____ Data shown

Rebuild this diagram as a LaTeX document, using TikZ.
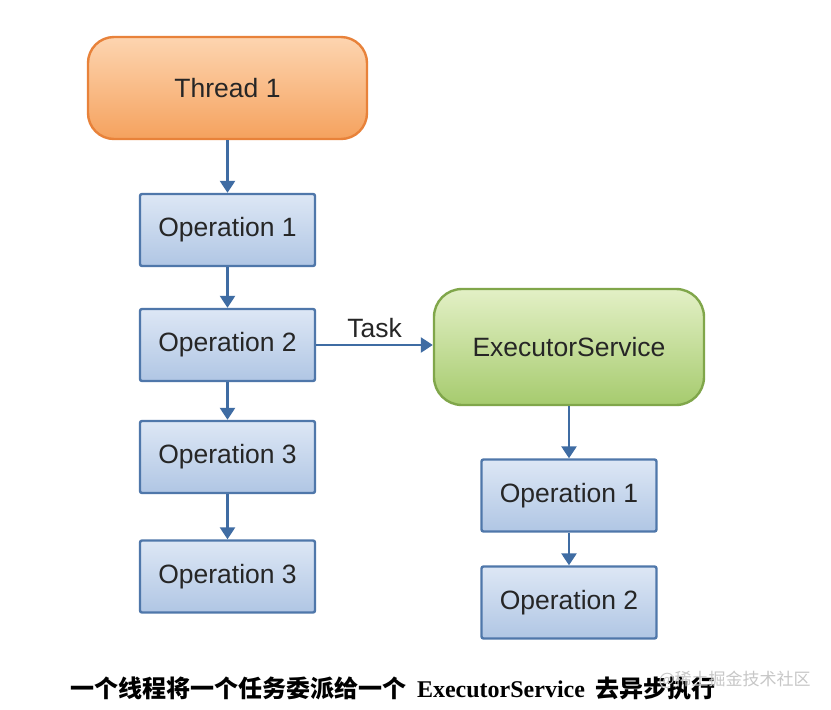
\documentclass[tikz,border=0pt]{standalone}
\usepackage{fontspec}
\setmainfont{Liberation Sans}
\newfontfamily\cjk{Noto Sans CJK SC}
\newfontfamily\tms{Liberation Serif}
\usetikzlibrary{arrows.meta}
\definecolor{arrowc}{HTML}{3F6CA3}
\definecolor{opborder}{HTML}{4F77AA}
\definecolor{optop}{HTML}{DDE7F5}
\definecolor{opbot}{HTML}{B0C6E4}
\definecolor{thborder}{HTML}{E8823A}
\definecolor{thtop}{HTML}{FDD5B0}
\definecolor{thbot}{HTML}{F5A25E}
\definecolor{esborder}{HTML}{80A64A}
\definecolor{estop}{HTML}{E3F0C6}
\definecolor{esbot}{HTML}{A6CB6E}
\tikzset{
  opbox/.style={draw=opborder, line width=2.4pt, top color=optop, bottom color=opbot,
    minimum width=175pt, minimum height=72pt, rounded corners=2pt, inner sep=0pt,
    font=\fontsize{26.5}{30}\selectfont, text=black!85},
  thbox/.style={draw=thborder, line width=2.4pt, top color=thtop, bottom color=thbot,
    minimum width=279pt, minimum height=102pt, rounded corners=26pt, inner sep=0pt,
    font=\fontsize{26.5}{30}\selectfont, text=black!85},
  esbox/.style={draw=esborder, line width=2.4pt, top color=estop, bottom color=esbot,
    minimum width=270pt, minimum height=116pt, rounded corners=28pt, inner sep=0pt,
    font=\fontsize{26.5}{30}\selectfont, text=black!85},
  flow/.style={draw=arrowc, line width=2.6pt, -{Triangle[length=12pt,width=15pt]}},
}
\begin{document}
\begin{tikzpicture}[x=1pt,y=-1pt]
\useasboundingbox[fill=white] (0,0) rectangle (831,710);
\node[thbox] (th) at (227.5,88) {Thread 1};
\node[opbox] (o1) at (227.5,230) {Operation 1};
\node[opbox] (o2) at (227.5,345) {Operation 2};
\node[opbox] (o3) at (227.5,457) {Operation 3};
\node[opbox] (o4) at (227.5,576.5) {Operation 3};
\node[esbox] (es) at (569,347) {ExecutorService};
\node[opbox] (r1) at (569,495.5) {Operation 1};
\node[opbox] (r2) at (569,602.5) {Operation 2};
\draw[flow] (th) -- (o1);
\draw[flow] (o1) -- (o2);
\draw[flow] (o2) -- (o3);
\draw[flow] (o3) -- (o4);
\draw[flow] (es) -- (r1);
\draw[flow] (r1) -- (r2);
\draw[flow] (o2.east) -- node[above=3pt, font=\fontsize{26.5}{30}\selectfont, text=black!85] (tl) {Task} (o2.east -| es.west);
\node[font=\fontsize{24}{28}\selectfont\bfseries] (cap) at (393,688) {\cjk 一个线程将一个任务委派给一个\ \ {\tms ExecutorService}\ \ 去异步执行};
\node[font=\fontsize{17}{20}\selectfont, text=black!22, anchor=west] (wm) at (655,680) {\cjk @稀土掘金技术社区};
\end{tikzpicture}
\end{document}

________

To do: Copy every line of the data exactly as written, excluding the pictures.

Written answer:
Rebuild this diagram as a LaTeX document, using TikZ.
\documentclass[tikz,border=0pt]{standalone}
\usepackage{fontspec}
\setmainfont{Liberation Sans}
\newfontfamily\cjk{Noto Sans CJK SC}
\newfontfamily\tms{Liberation Serif}
\usetikzlibrary{arrows.meta}
\definecolor{arrowc}{HTML}{3F6CA3}
\definecolor{opborder}{HTML}{4F77AA}
\definecolor{optop}{HTML}{DDE7F5}
\definecolor{opbot}{HTML}{B0C6E4}
\definecolor{thborder}{HTML}{E8823A}
\definecolor{thtop}{HTML}{FDD5B0}
\definecolor{thbot}{HTML}{F5A25E}
\definecolor{esborder}{HTML}{80A64A}
\definecolor{estop}{HTML}{E3F0C6}
\definecolor{esbot}{HTML}{A6CB6E}
\tikzset{
  opbox/.style={draw=opborder, line width=2.4pt, top color=optop, bottom color=opbot,
    minimum width=175pt, minimum height=72pt, rounded corners=2pt, inner sep=0pt,
    font=\fontsize{26.5}{30}\selectfont, text=black!85},
  thbox/.style={draw=thborder, line width=2.4pt, top color=thtop, bottom color=thbot,
    minimum width=279pt, minimum height=102pt, rounded corners=26pt, inner sep=0pt,
    font=\fontsize{26.5}{30}\selectfont, text=black!85},
  esbox/.style={draw=esborder, line width=2.4pt, top color=estop, bottom color=esbot,
    minimum width=270pt, minimum height=116pt, rounded corners=28pt, inner sep=0pt,
    font=\fontsize{26.5}{30}\selectfont, text=black!85},
  flow/.style={draw=arrowc, line width=2.6pt, -{Triangle[length=12pt,width=15pt]}},
}
\begin{document}
\begin{tikzpicture}[x=1pt,y=-1pt]
\useasboundingbox[fill=white] (0,0) rectangle (831,710);
\node[thbox] (th) at (227.5,88) {Thread 1};
\node[opbox] (o1) at (227.5,230) {Operation 1};
\node[opbox] (o2) at (227.5,345) {Operation 2};
\node[opbox] (o3) at (227.5,457) {Operation 3};
\node[opbox] (o4) at (227.5,576.5) {Operation 3};
\node[esbox] (es) at (569,347) {ExecutorService};
\node[opbox] (r1) at (569,495.5) {Operation 1};
\node[opbox] (r2) at (569,602.5) {Operation 2};
\draw[flow] (th) -- (o1);
\draw[flow] (o1) -- (o2);
\draw[flow] (o2) -- (o3);
\draw[flow] (o3) -- (o4);
\draw[flow] (es) -- (r1);
\draw[flow] (r1) -- (r2);
\draw[flow] (o2.east) -- node[above=3pt, font=\fontsize{26.5}{30}\selectfont, text=black!85] (tl) {Task} (o2.east -| es.west);
\node[font=\fontsize{24}{28}\selectfont\bfseries] (cap) at (393,688) {\cjk 一个线程将一个任务委派给一个\ \ {\tms ExecutorService}\ \ 去异步执行};
\node[font=\fontsize{17}{20}\selectfont, text=black!22, anchor=west] (wm) at (655,680) {\cjk @稀土掘金技术社区};
\end{tikzpicture}
\end{document}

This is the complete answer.